The US just bought off (or tried to, we’ll see how it goes) the Gulf monarchies with massive technological giveaways. Here’s Zvi Mowshowitz:
There is a 5GW AUE-US AI campus planned, and is taking similar action in Saudi Arabia. The deals were negotiated by a team led by David Sacks and Sriram Krishnan.
Lennart Heim: To put the new 5GW AI campus in Abu Dhabi (UAE) into perspective. It would support up to 2.5 million NVIDIA B200s.
That’s bigger than all other major AI infrastructure announcements we’ve seen so far.
In exchange for access to our chips, we get what are claimed to be strong protections against chip diversion, and promises of what I understand to be a total of $200 billion in investments by the UAE. That dollar figure is counting things like aluminum, petroleum, airplanes, Qualcomm and so on. It is unclear how much of that is new.
The part of the deal that matters is that a majority of the UAE investment in data centers has to happen here in America.
So we’ll get slave laborers building AI centers for a technology that is helping to prolong an increase in fossil fuel usage that is cooking the planet.
And it will take place in a West Asia dominated by US and Israel oligarchs, and Gulf monarchs with a sizable population of captive labour that is meant to produce more Dubais and Dohas built on the remains of genocide and war. As Sarah Jilani writes at ArtReview:
Displacing a population and destroying their existing social, architectural and economic fabric under the guise of modernisation harks back to colonial ideas about certain races and societies being apparently unfit or incapable of extracting the maximum profit from land – an argument favoured by nineteenth-century colonisers from South Africa to North America. Three hundred years of this thinking has landed us in our grotesquely unequal present, yet former colonial powers in Europe and settler colonies like the US continue to finance the militarisation of Israel.
There is nothing visionary about the Gaza 2035 ‘vision’. Devoid of social, ecological and historical accountability, and without even the veneer of interest in Palestinian agency, it is a futuristic facade meant to distract us from the same ambition that drove every colonial power since the nineteenth century: unfettered access to cheap labour and natural resources. To see atrocious images of Gaza being razed, while presented with shiny, state-of-the-art renders of a fictitious replacement – sanitised of everything that made Gaza a home, especially its Palestinian inhabitants – produces a harrowing cognitive dissonance that visual acrobatics cannot undo. These aesthetics seek to seduce viewers with what Israel thinks ‘the true spirit of ordered civilisation’ looks like: an open-air prison where captive labour builds Israeli products at the barrel of a gun.

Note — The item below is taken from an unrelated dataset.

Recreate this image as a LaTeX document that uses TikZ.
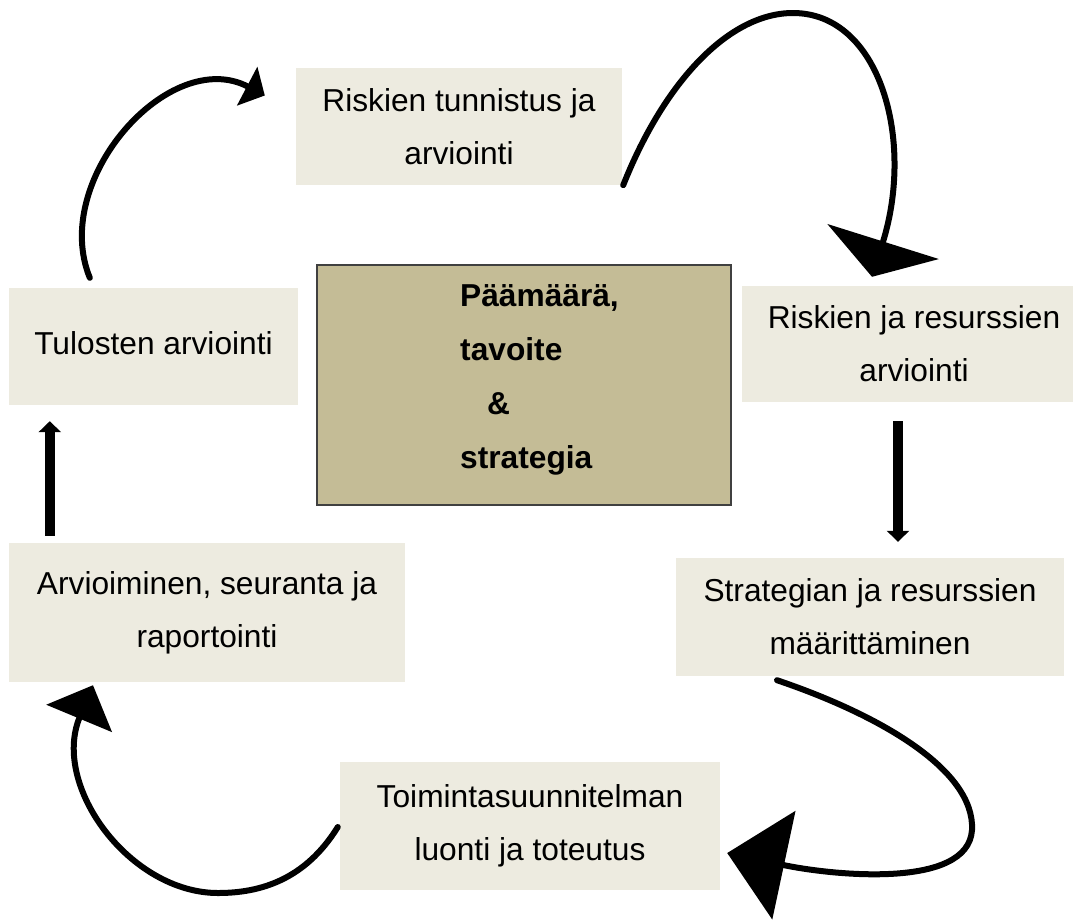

And one where genocide and wars of agression are normalized. For that vision to become reality, the Iranian government must be toppled for the crime of trying to achieve economic and political sovereignty.
Yet even should the IMEC crew be successful, there’s at least one major flaw in the plan. How long before all these authoritarian capitalist, ethno-supremacist states start fighting among themselves?